── Provided records ──

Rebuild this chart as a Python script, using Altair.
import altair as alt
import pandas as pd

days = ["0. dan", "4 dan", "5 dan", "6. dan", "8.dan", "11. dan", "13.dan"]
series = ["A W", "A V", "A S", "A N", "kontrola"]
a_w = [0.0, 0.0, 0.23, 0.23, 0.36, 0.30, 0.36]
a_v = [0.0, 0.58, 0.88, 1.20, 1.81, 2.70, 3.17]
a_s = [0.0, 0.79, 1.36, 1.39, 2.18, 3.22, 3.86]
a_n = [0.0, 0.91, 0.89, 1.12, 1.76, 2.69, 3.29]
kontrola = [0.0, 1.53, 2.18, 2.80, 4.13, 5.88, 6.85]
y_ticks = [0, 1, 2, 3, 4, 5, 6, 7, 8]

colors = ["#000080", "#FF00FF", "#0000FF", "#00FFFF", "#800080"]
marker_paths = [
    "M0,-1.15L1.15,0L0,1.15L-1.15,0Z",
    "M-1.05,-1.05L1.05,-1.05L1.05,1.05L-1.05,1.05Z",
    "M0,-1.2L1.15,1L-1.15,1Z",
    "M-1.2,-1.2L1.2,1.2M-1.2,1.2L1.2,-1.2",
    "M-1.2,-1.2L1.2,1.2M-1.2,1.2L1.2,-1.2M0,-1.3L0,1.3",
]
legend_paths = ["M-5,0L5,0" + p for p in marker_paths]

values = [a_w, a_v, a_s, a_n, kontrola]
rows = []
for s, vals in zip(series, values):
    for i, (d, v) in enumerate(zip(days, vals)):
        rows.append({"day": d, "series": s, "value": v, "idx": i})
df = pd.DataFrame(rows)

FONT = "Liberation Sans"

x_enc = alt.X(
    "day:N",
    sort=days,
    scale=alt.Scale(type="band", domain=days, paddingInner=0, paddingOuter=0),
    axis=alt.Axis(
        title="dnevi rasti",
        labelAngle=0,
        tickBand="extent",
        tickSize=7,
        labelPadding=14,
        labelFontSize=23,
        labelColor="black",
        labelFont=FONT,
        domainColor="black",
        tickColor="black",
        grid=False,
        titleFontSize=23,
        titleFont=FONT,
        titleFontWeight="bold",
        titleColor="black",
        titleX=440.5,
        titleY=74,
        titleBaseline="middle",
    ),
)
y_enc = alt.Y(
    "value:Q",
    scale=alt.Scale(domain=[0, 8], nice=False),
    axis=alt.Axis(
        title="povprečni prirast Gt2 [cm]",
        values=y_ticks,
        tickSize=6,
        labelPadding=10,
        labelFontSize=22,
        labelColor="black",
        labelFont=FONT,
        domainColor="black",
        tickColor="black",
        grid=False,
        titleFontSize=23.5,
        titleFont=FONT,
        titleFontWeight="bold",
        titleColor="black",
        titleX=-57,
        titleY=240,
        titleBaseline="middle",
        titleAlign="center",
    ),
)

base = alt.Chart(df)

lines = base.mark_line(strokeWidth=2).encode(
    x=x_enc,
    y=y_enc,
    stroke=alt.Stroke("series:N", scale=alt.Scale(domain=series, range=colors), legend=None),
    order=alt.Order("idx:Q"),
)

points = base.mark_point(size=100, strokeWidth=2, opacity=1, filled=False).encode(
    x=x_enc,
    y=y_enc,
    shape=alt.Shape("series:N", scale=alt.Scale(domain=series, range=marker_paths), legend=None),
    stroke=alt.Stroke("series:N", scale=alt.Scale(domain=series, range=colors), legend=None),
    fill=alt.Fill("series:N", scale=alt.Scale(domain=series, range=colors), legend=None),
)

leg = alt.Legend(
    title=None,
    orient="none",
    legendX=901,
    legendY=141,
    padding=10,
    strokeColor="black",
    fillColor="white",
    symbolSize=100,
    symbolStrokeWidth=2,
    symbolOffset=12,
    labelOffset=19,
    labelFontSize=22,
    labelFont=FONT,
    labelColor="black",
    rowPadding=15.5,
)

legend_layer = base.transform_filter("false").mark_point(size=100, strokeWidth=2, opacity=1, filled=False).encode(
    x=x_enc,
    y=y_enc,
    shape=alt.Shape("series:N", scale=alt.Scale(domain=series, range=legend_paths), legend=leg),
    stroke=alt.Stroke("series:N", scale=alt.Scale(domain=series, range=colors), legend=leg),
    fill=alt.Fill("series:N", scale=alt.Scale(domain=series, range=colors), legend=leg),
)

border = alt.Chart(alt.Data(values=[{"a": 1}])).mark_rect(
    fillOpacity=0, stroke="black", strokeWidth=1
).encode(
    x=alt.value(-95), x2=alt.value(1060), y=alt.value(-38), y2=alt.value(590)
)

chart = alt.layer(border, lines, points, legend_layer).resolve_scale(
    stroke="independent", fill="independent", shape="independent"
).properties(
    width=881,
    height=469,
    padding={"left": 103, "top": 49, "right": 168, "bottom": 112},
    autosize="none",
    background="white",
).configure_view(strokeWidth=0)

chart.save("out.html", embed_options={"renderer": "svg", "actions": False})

───
── Provided records ──

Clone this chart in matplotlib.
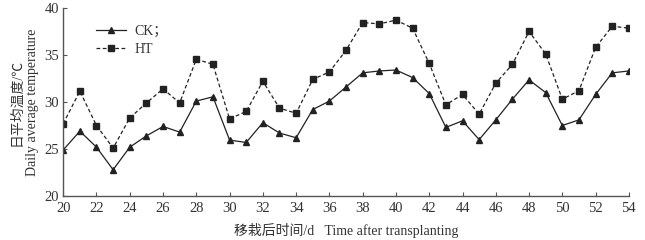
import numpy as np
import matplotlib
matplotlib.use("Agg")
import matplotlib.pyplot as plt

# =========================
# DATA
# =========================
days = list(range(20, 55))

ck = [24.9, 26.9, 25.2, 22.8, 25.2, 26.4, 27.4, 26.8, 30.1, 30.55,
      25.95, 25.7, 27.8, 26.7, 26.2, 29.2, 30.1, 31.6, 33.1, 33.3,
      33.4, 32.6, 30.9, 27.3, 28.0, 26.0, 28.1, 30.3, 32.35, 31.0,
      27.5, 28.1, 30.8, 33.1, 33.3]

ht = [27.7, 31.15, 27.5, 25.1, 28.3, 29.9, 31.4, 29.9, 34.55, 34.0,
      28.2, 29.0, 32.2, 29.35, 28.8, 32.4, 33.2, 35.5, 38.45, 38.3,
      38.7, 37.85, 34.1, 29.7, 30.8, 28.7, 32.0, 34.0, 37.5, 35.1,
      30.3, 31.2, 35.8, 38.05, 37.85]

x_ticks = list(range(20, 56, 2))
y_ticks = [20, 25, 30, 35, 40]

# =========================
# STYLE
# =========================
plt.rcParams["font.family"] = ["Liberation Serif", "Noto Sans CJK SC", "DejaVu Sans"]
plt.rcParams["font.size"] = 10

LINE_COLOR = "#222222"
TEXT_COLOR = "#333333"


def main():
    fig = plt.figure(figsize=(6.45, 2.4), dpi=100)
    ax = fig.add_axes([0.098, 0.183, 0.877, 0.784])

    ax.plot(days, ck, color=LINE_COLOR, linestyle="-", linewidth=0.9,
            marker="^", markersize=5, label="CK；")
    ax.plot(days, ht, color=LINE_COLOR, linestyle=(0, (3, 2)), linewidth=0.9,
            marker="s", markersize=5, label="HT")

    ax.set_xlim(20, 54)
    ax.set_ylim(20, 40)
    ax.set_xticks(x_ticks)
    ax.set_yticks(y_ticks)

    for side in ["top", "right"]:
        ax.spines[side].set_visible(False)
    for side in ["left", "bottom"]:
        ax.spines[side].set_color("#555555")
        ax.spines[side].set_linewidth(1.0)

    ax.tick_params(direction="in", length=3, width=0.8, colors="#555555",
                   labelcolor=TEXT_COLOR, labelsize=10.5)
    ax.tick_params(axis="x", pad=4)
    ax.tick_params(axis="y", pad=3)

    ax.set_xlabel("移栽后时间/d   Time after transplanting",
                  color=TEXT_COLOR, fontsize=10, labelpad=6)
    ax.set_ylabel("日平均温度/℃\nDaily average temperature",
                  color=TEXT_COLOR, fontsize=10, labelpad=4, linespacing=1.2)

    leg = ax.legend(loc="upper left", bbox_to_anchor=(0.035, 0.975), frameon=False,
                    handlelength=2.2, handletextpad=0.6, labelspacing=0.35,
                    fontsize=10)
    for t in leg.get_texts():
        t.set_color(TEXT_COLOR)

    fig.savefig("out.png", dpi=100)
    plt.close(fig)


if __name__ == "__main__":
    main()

───

_Objective_
Leaving out all pictures, set down exactly the lines of the material above, from the line with "Clone this chart in matplotlib." to the line with "27.5, 28.1, 30.8, 33.1, 33.3]" inclusive, and no others.

_The solution_
Clone this chart in matplotlib.
import numpy as np
import matplotlib
matplotlib.use("Agg")
import matplotlib.pyplot as plt

# =========================
# DATA
# =========================
days = list(range(20, 55))

ck = [24.9, 26.9, 25.2, 22.8, 25.2, 26.4, 27.4, 26.8, 30.1, 30.55,
      25.95, 25.7, 27.8, 26.7, 26.2, 29.2, 30.1, 31.6, 33.1, 33.3,
      33.4, 32.6, 30.9, 27.3, 28.0, 26.0, 28.1, 30.3, 32.35, 31.0,
      27.5, 28.1, 30.8, 33.1, 33.3]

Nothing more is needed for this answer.